● **To be done**
Copy out each line of the data holding "matplotlib".

** start Data section **

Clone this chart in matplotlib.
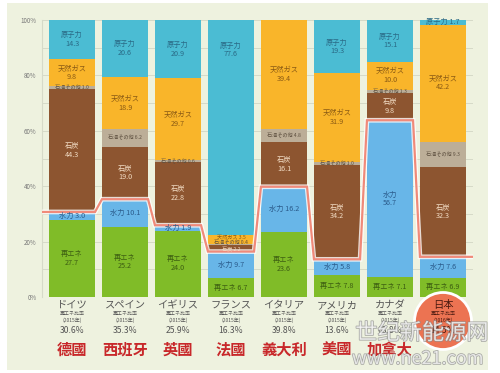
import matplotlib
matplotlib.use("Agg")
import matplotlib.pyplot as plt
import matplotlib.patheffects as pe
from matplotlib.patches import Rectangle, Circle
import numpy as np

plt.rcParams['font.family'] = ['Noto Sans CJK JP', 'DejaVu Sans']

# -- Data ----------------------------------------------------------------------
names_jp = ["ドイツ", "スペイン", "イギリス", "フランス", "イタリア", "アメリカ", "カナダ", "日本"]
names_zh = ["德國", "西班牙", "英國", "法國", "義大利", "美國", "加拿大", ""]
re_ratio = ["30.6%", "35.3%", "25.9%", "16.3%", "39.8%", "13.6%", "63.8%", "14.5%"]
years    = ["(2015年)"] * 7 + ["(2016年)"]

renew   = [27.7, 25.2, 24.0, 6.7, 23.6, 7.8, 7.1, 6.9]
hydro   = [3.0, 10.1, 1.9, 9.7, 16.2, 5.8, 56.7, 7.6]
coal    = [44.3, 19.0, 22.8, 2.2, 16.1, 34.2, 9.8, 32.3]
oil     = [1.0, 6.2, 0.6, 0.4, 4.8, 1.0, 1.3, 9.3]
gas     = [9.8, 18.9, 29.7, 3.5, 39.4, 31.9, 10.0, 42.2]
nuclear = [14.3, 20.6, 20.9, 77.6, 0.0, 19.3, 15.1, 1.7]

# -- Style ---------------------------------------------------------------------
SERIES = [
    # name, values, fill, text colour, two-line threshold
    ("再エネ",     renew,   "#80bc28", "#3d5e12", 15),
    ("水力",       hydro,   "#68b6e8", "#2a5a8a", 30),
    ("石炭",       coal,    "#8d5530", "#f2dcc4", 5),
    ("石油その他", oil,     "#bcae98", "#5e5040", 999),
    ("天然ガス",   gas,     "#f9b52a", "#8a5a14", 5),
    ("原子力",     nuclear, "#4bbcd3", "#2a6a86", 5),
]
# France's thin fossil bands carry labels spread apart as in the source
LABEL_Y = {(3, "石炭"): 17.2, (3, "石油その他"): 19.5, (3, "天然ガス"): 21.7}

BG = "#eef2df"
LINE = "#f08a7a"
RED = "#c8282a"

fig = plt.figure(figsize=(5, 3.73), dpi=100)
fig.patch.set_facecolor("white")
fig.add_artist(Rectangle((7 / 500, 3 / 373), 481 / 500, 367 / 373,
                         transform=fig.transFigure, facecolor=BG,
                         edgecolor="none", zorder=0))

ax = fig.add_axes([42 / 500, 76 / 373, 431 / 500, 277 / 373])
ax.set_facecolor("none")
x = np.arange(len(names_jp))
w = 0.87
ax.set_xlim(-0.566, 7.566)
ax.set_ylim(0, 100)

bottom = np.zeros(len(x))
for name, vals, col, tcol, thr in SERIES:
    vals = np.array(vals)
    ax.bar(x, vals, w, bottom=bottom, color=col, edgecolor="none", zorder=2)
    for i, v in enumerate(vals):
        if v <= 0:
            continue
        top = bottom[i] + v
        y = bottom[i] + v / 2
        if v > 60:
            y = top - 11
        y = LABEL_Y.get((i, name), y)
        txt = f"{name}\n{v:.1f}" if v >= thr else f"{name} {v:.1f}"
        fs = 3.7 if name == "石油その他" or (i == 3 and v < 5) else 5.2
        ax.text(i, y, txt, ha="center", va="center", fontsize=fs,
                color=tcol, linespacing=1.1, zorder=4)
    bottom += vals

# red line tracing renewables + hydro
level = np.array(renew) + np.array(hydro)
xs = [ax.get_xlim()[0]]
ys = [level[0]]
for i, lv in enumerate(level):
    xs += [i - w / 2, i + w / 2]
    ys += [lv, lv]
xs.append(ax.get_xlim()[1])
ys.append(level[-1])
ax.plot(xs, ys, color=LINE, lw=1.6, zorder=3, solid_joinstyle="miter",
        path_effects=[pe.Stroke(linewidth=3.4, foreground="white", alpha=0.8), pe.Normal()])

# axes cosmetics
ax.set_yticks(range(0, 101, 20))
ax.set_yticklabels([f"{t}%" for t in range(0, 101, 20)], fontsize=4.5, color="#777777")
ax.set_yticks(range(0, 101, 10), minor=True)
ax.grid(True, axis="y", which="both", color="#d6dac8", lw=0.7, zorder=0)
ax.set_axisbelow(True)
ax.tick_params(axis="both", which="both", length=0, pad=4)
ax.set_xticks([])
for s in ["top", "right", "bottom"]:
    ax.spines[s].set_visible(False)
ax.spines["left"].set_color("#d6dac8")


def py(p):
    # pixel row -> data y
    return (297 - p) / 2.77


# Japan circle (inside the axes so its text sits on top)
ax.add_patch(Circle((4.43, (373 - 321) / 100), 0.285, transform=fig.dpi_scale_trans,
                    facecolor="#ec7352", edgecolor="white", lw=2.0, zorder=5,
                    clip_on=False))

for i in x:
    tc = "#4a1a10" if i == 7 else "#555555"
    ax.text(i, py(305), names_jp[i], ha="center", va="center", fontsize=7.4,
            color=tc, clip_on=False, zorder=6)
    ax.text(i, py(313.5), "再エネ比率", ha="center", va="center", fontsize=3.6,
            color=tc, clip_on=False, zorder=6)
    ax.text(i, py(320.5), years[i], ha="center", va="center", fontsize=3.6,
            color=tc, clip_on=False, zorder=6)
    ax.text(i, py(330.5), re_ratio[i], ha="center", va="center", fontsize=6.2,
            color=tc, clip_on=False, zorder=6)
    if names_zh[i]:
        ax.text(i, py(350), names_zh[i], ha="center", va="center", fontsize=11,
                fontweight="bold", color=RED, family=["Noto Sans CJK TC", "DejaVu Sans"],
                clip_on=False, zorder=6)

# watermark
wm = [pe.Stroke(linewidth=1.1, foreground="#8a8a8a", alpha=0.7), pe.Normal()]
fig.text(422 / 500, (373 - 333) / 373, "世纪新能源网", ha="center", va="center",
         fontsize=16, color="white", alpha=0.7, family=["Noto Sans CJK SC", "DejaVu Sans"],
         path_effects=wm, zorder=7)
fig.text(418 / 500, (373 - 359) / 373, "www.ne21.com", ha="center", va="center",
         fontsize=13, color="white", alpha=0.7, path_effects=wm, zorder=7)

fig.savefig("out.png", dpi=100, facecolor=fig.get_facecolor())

** end Data section **

● **Solution for this problem**
Clone this chart in matplotlib.
import matplotlib
matplotlib.use("Agg")
import matplotlib.pyplot as plt
import matplotlib.patheffects as pe
from matplotlib.patches import Rectangle, Circle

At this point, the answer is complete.